SRI International, an independent research company, sued Cisco Systems, Inc., for the infringement of two patents: (1) U.S. Patent No. 6,711,615 ("Network surveillance") and (2) U.S. Patent No. 6,484,203 ("Hierarchical event monitoring and analysis"). The patents monitored computer networks for intruders and created suspicious-activity reports. On May 12, 2016, the jury returned a verdict finding that Cisco directly and indirectly infringed both patents in the following products and services: Cisco intrusion protection system products, Cisco remote management services, Cisco IPS services, Sourefire IPs products, and Sourcefire professional services. Finding the infringements willful, the jury awarded SRI damages of a 3.5% royalty, which totaled $23,660,000. After the verdict, Cisco moved for judgment as a matter of law, a new trial, and remittitur of the damage award. Cisco also moved to supplement the record. SRI moved for enhanced damages, including attorney’s fees.
Cisco’s motions. Cisco moved for judgment as a matter of law on every jury finding, including findings of both direct and indirect infringement on each product and service found to have infringed the patent, on both liability and damages. The court methodically addressed each claim, rejecting every motion for judgment as a matter of law. The court concluded that the evidence supported each claim and that the jury credited SRI’s expect witness over Cisco’s expert witness.

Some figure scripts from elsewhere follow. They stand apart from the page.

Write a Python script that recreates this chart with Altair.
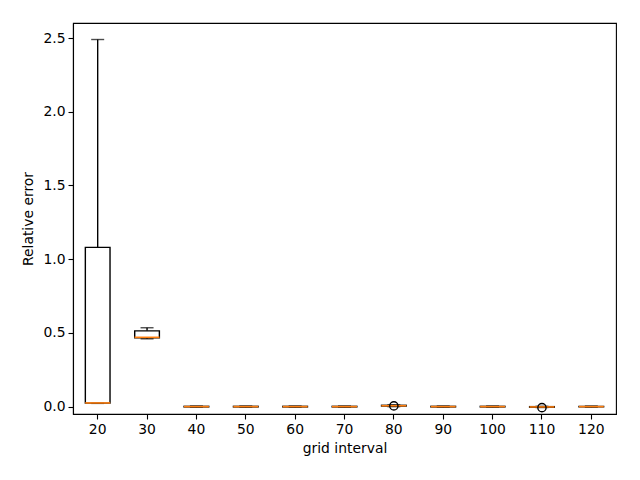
import altair as alt
import pandas as pd

intervals = [20, 30, 40, 50, 60, 70, 80, 90, 100, 110, 120]
whisk_lo = [0.022, 0.460, -0.004, -0.004, -0.004, -0.004, 0.000, -0.004, -0.004, -0.006, -0.004]
q1 = [0.024, 0.466, -0.002, -0.002, -0.002, -0.002, 0.004, -0.002, -0.002, -0.004, -0.002]
median = [0.025, 0.470, 0.000, 0.000, 0.000, 0.000, 0.006, 0.000, 0.000, -0.002, 0.000]
q3 = [1.080, 0.514, 0.002, 0.002, 0.002, 0.002, 0.009, 0.002, 0.002, 0.000, 0.002]
whisk_hi = [2.490, 0.535, 0.004, 0.004, 0.004, 0.004, 0.012, 0.004, 0.004, 0.002, 0.004]

outlier_x = [80, 110]
outlier_y = [0.005, -0.007]

df = pd.DataFrame({
    "interval": [str(v) for v in intervals],
    "lo": whisk_lo, "q1": q1, "med": median, "q3": q3, "hi": whisk_hi,
})
out = pd.DataFrame({"interval": [str(v) for v in outlier_x], "y": outlier_y})

order = [str(v) for v in intervals]
xenc = alt.X("interval:N", sort=order, title="grid interval",
             scale=alt.Scale(paddingInner=0.5, paddingOuter=0.25),
             axis=alt.Axis(labelAngle=0, titlePadding=6))
yscale = alt.Scale(domain=[-0.05, 2.602], nice=False, zero=False)
yaxis = alt.Axis(values=[0, 0.5, 1.0, 1.5, 2.0, 2.5], format=".1f", titlePadding=7)

LW = 1.4
base = alt.Chart(df)

wl = base.mark_rule(color="black", strokeWidth=LW).encode(
    x=xenc, y=alt.Y("lo:Q", scale=yscale, axis=yaxis, title="Relative error"), y2="q1:Q")
wh = base.mark_rule(color="black", strokeWidth=LW).encode(
    x=xenc, y=alt.Y("q3:Q", scale=yscale), y2="hi:Q")
box = base.mark_bar(fill="white", stroke="black", strokeWidth=LW).encode(
    x=xenc, y=alt.Y("q1:Q", scale=yscale), y2="q3:Q")
caplo = base.mark_tick(color="black", thickness=LW, size=13, orient="horizontal").encode(
    x=xenc, y=alt.Y("lo:Q", scale=yscale))
caphi = base.mark_tick(color="black", thickness=LW, size=13, orient="horizontal").encode(
    x=xenc, y=alt.Y("hi:Q", scale=yscale))
med = base.mark_tick(color="#ff7f0e", thickness=1.6, size=25, orient="horizontal", opacity=1).encode(
    x=xenc, y=alt.Y("med:Q", scale=yscale))
pts = alt.Chart(out).mark_point(shape="circle", filled=False, color="black", size=68,
                                strokeWidth=LW, opacity=1).encode(
    x=xenc, y=alt.Y("y:Q", scale=yscale))

chart = alt.layer(wl, wh, box, caplo, caphi, med, pts).properties(
    width=543, height=391,
    autosize=alt.AutoSizeParams(type="none"),
    padding={"left": 65, "top": 15, "right": 16, "bottom": 58},
).configure_view(
    stroke="black", strokeWidth=1.1
).configure_axis(
    grid=False, domainColor="black", tickColor="black", tickSize=5,
    domainWidth=1.1, tickWidth=1.1,
    labelFont="DejaVu Sans", titleFont="DejaVu Sans",
    labelFontSize=13.9, titleFontSize=13.9, titleFontWeight="normal",
    labelColor="black", titleColor="black", labelPadding=3,
)

chart.save("out.html", embed_options={"renderer": "svg", "actions": False})
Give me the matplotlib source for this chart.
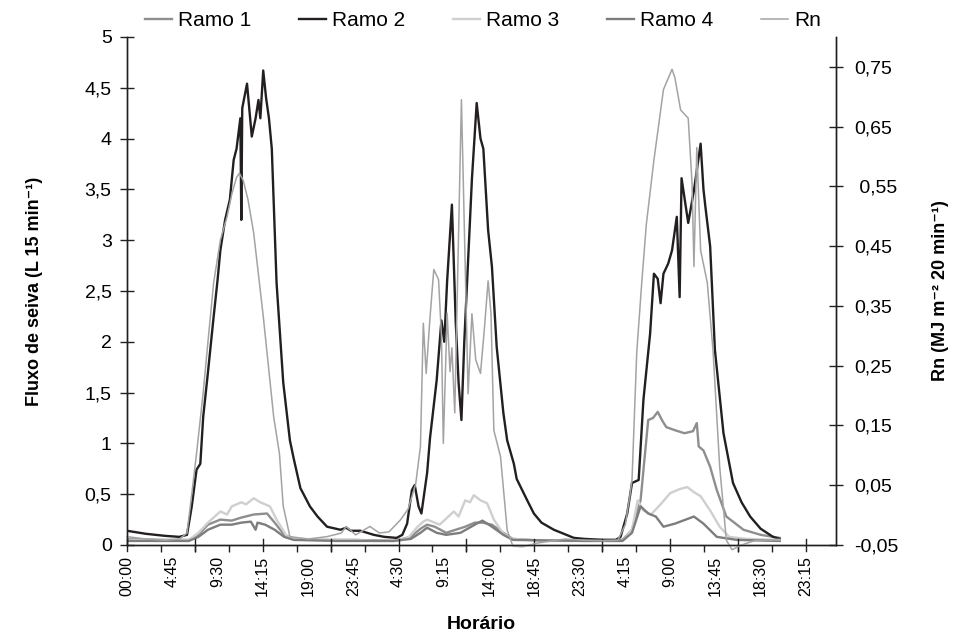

Accordingly, it refused to re-weigh the evidence or re-evaluate witness credibility.
The court also rejected Cisco’s motion for new trial, finding that it was premised on the same arguments used in the motion for judgment as a matter of law. Because the jury’s verdict was not against the clear weight of the evidence, the motion for a new trial was denied. The court also denied the motion for remittitur, ruling that substantial evidence existed for the jury to reach its damage verdict.
A variety of other related motions filed by Cisco, including for an accounting, for a reapportionment of the damage award, for a new trial based on comments made in closing arguments, for a new trial based on jury instructions, and for reconsideration of the denial of its earlier motions for summary judgment were also all denied. And, finally, the court denied Cisco’s motion to supplement the record to add post-verdict activities involving re-designing its products, citing the late date, the potential factual disputes, and SRI’s opposition to the motion.
SRI’s motions. In examining whether SRI was entitled to enhanced damages, the court applauded Cisco’s aggressive defense, but noted that it "crossed the line in several regards." For example, Cisco maintained 19 defense theories up to the eve of trial, then presented only two theories at trial. And it pursued defenses that were contrary to the court’s rulings, among other activities causing significant extra work for SRI and the court. Given this behavior and the fact that the jury found willfulness, the court ordered Cisco to pay SRI’s attorney fees and costs. The court also had the discretion to award treble damages (35 U.S.C. §284). It chose to double the damages, and it awarded a 3.5% compulsory license on all post-verdict sales. Finally, it ordered pre-judgment interest at the prime rate, compounded quarterly.
The case is No. 13-1534-SLR.
Attorneys: Thomas L. Halkowski (Fish & Richardson PC) for SRI International, Inc. Jack B. Blumenfeld (Morris, Nichols, Arsht & Tunnell LLP) and Adam R. Alper (Kirkland & Ellis, LLP) for Cisco Systems, Inc.
Companies: SRI International, Inc.; Cisco Systems, Inc.